Fluid Handling Is An Attractive Market Today

Nearly half of Crane's revenue comes from its fluid handling business, where the company sells a variety of pumps and valves into the chemical, pharmaceutical, energy, industrial, and utility markets. Not only are there a lot of relevant projects moving from drawing boards to shovels around the world, but once an installation uses Crane pumps and valves, they tend to stick with Crane for replacement parts - leading to a long-tail aftermarket business with solid margins.

While Crane has a legitimate presence here, the biggest question for the company isn't so much about further market share growth as it is about better margins on the revenue it has. Relative to rivals like Flowserve (NYSE:FLS), Emerson (NYSE:EMR), and Idex (NYSE:IEX), Crane's history of low-teens margins is not all that impressive. Management is addressing, though, including shifting manufacturing to lower-cost facilities. As the largest revenue contributor, getting the fluid handling running closer to the category leaders is a significant "to do", and one that holds worthwhile upside if management can exceed expectations.

Modest Growth Potential, But Leverage Could Surprise

All told, I would not expect Crane to be a top-line growth leader in the industrial space. The company's engineered materials business (which supplies products like reinforced fiberglass panels to RV makers) could certainly benefit from a turnaround in consumer discretionary spending and the MEI acquisition should boost the growth potential of merchandising, but we're still talking about a business where most of its addressable markets are growing at low-to-mid single-digit rates.

To that end, I expect Crane to grow about 4% over the long term. That compares pretty favorably to its trailing growth rate of 5%, particularly as a sizable portion of that growth was bought in via M&A transactions. By the same token, there's no reason to assume that Crane won't continue to look for deals and bolt-on growth to its underlying organic businesses.

Margins are where Crane could really make or break the investment case. Historically, Crane's returns on capital and free cash flow margins have been pretty mediocre, with both in the single digits and trailing peers. Investors may also not be pleased to see that management shifted its compensation incentives from EVA-based targets to more growth-oriented metrics.

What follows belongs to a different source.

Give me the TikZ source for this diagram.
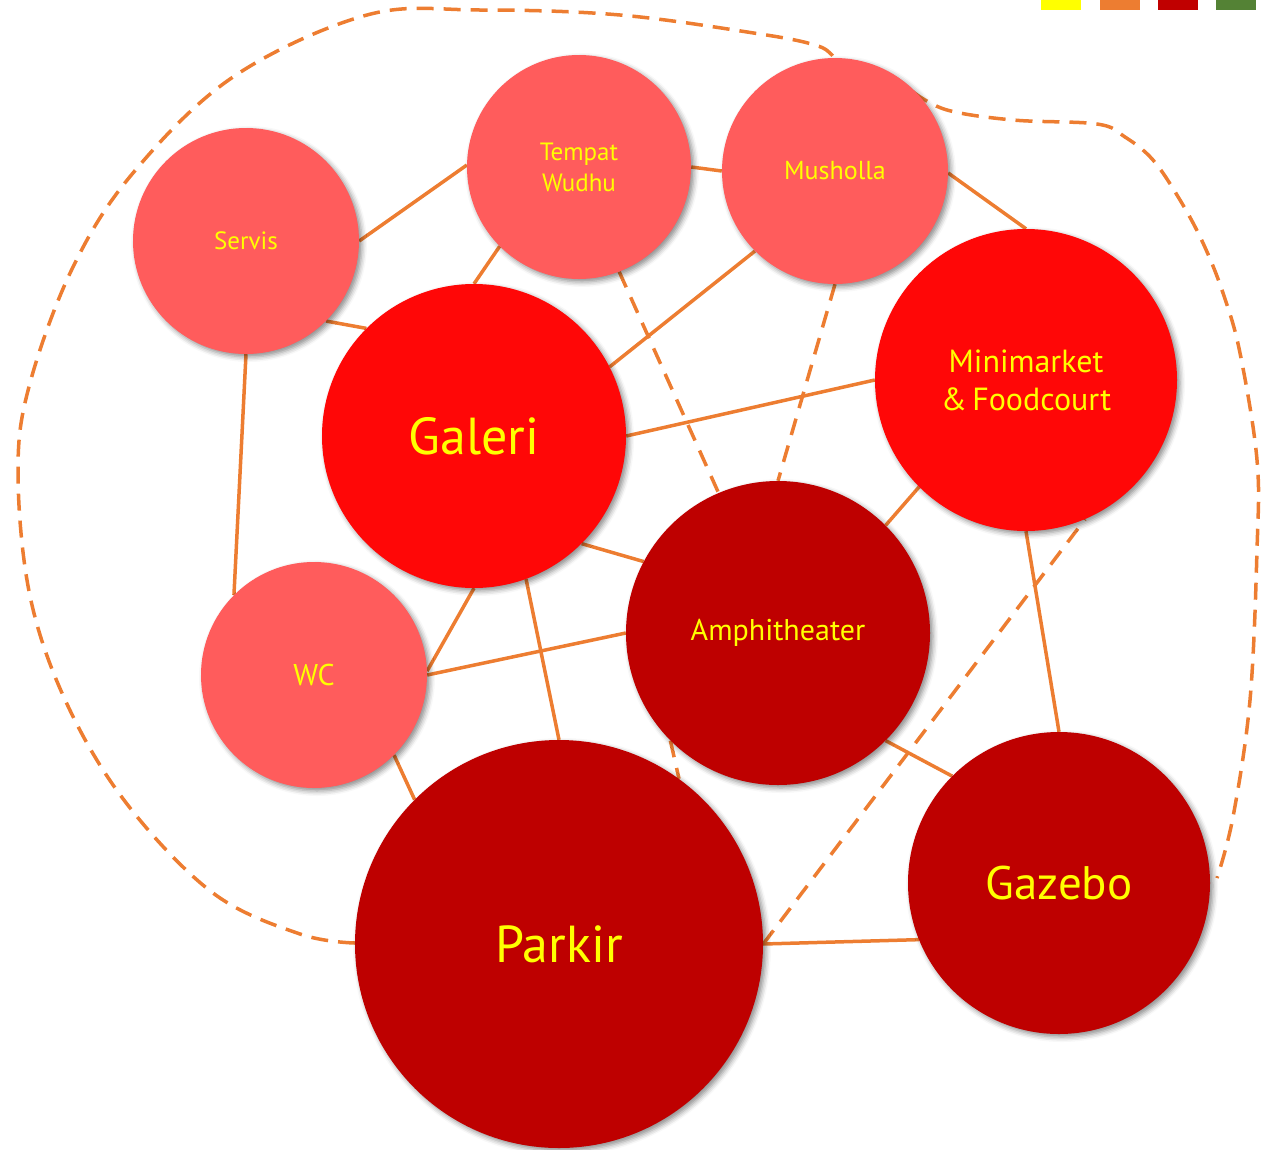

On the other hand, management has openly discussed and addressed its margin opportunities. As mentioned before, management is looking to shift more manufacturing in fluid management to lower-cost facilities. What's more, as of September 2012, management reported at an investment conference that it was running at about 60% capacity - suggesting very significant fixed cost leverage as industrial and aerospace demand improves.

To that end, I give Crane the benefit of the doubt and assume that it will improve its free cash flow margin to the high single-digits by 2017 and into the low double-digits a few years later. That won't make Crane an industry paragon, but it should goose the long-term free cash flow growth rate to nearly 8%.

The Bottom Line

The biggest downside to Crane is that while it has been a bit of a laggard over the past year, it has rebounded pretty strongly since the summer of 2012 (up nearly 50%). With an 8% free cash flow growth rate suggesting a fair value of about $55, there's not a lot of unappreciated upside in the shares. While lower asbestos liabilities, faster/greater margin leverage, and market share growth could all lead to upside, Crane looks priced to perform like a "regular" industrial stock - not the worst thing in the world, but maybe not so compelling when there are other stocks today trading at discounts to fair value.

Disclosure: I have no positions in any stocks mentioned, and no plans to initiate any positions within the next 72 hours. I wrote this article myself, and it expresses my own opinions. I am not receiving compensation for it (other than from Seeking Alpha). I have no business relationship with any company whose stock is mentioned in this article.